Mozilla's Firefox OS is based purely on web standards and everything in it runs as an HTML5 app. Yes, everything, including the phone's dialer.
That means whatever features you have on your phone run as web apps.
This is great news for developers, because whatever apps they create for Firefox may also be used on iOS, Android and other OS via web browser. Develop once, work for all.
As noted in a previous blog about trends shown at this year's Mobile World Congress,a total of 18 operators have announced their support for Firefox OS, including Telefonica, Deutsche Telecom, Sprint, KDDI, KT, China Unicom, and Telecom Italia.

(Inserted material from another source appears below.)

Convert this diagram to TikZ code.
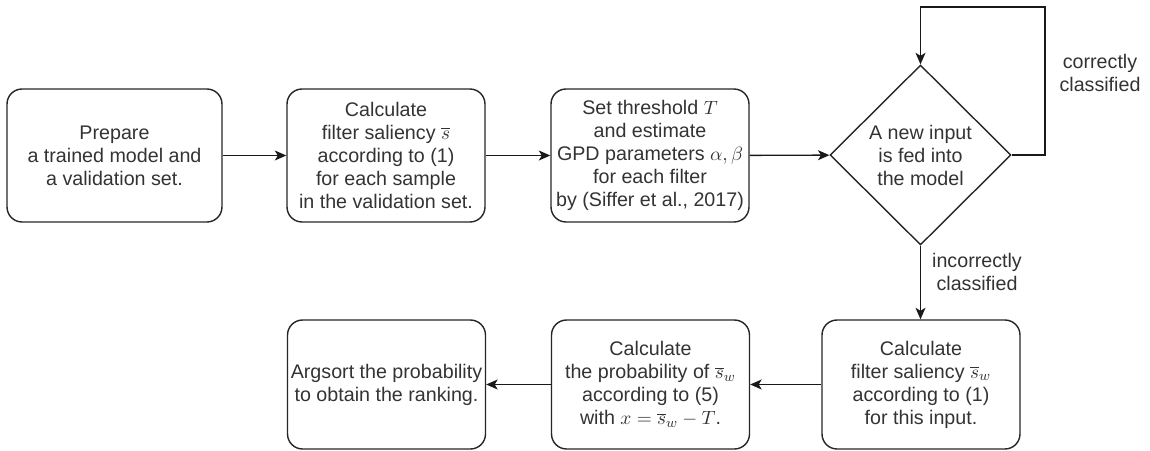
\documentclass[tikz,border=0pt]{standalone}
\usepackage{fontspec}
\setmainfont{Liberation Sans}
\usetikzlibrary{shapes.geometric,arrows.meta}
\begin{document}
\begin{tikzpicture}[x=0.02cm,y=-0.02cm,
  every node/.style={font=\fontsize{11.2}{13.1}\selectfont, text=black!80},
  boxstep/.style={draw=black!85, line width=0.8pt, rounded corners=0.3cm, align=center, inner sep=0pt, minimum height=2.66cm},
  decide/.style={draw=black!85, line width=0.8pt, diamond, align=center, inner sep=0pt, minimum width=3.62cm, minimum height=3.6cm},
  conn/.style={draw=black!90, line width=0.8pt, -{Stealth[length=0.23cm,width=0.2cm,inset=0.06cm]}},
  lbl/.style={align=center}
]
\useasboundingbox (0,0) rectangle (1150,450);
\node[boxstep, minimum width=4.3cm] (b1) at (114.5,155.5) {Prepare\\a trained model and\\a validation set.};
\node[boxstep, minimum width=3.96cm] (b2) at (386,155.5) {Calculate\\filter saliency $\overline{s}$\\according to (1)\\for each sample\\in the validation set.};
\node[boxstep, minimum width=3.96cm] (b3) at (650,155.5) {Set threshold $T$\\and estimate\\GPD parameters $\alpha,\beta$\\for each filter\\by (Siffer et al., 2017)};
\node[decide] (d) at (920.5,155) {A new input\\is fed into\\the model};
\node[boxstep, minimum width=3.96cm, minimum height=2.58cm] (b4) at (921,384.5) {Calculate\\filter saliency $\overline{s}_w$\\according to (1)\\for this input.};
\node[boxstep, minimum width=3.96cm, minimum height=2.58cm] (b5) at (650.5,384.5) {Calculate\\the probability of $\overline{s}_w$\\according to (5)\\with $x=\overline{s}_w-T$.};
\node[boxstep, minimum width=3.96cm, minimum height=2.58cm] (b6) at (386.5,384.5) {Argsort the probability\\to obtain the ranking.};
\coordinate (lr) at (1045,155);
\coordinate (lt) at (1045,7);
\node[lbl] (lc) at (1100,73) {correctly\\classified};
\node[lbl] (li) at (977,272) {incorrectly\\classified};
\draw[conn] (b1) -- (b2);
\draw[conn] (b2) -- (b3);
\draw[conn] (b3) -- (d);
\draw[conn] (d.east) -- (lr) -- (lt) -| (d.north);
\draw[conn] (d.south) -- (b4.north -| d.south);
\draw[conn] (b4) -- (b5);
\draw[conn] (b5) -- (b6);
\end{tikzpicture}
\end{document}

Adding to this list, as HTML5 apps do not depend so much on hardware, Mozilla has opted to target low-end phones in developing countries. South America has been noted to be their initial market with Hungary, Montenegro, Poland, Serbia, and Spain also on the list for the end of this year.

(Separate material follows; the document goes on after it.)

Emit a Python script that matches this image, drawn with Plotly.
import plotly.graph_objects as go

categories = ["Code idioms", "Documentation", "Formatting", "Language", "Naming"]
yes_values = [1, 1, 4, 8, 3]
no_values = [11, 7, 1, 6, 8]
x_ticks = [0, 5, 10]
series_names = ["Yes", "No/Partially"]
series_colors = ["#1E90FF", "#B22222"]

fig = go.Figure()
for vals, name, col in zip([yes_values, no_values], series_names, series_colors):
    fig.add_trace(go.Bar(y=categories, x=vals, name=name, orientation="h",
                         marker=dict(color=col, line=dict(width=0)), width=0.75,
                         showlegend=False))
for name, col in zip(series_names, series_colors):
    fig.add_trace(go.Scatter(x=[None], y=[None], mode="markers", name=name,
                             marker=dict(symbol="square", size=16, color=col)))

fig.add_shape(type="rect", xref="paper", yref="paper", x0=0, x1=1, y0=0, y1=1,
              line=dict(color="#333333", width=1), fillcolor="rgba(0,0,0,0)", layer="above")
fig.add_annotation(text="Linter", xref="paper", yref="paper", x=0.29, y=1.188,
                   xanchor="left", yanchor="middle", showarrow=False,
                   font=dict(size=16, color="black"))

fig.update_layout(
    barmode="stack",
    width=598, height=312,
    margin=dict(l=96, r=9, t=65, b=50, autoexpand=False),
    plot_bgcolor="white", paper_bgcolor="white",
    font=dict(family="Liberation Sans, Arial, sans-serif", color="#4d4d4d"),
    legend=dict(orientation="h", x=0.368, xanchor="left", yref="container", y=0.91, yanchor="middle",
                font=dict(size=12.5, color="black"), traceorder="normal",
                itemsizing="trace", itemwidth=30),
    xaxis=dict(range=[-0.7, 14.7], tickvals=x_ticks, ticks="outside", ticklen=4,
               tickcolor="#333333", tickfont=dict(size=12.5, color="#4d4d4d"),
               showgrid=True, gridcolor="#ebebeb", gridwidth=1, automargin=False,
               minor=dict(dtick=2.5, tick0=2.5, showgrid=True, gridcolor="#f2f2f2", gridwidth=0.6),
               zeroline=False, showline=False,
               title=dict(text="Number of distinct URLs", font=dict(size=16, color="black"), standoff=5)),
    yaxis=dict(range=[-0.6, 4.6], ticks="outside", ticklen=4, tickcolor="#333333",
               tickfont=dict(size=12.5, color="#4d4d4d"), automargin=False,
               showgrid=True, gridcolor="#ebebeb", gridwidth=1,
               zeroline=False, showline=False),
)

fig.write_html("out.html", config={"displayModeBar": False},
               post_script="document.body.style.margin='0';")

Mozilla says that Firefox does not aim to beat down iOS and Android, but rather "provide for a cheaper alternative with comparable if not better performance."
Firefox OS also allows users to easily customize and alter their phones, as long as they know how to work with HTML or CSS. General smartphone users may not have such expertise, but compared to jailbreaking an iPhone, it will make a lot of people's lives easier.
What can we expect from this new HTML5 OS?
2013 will definitely be an interesting year.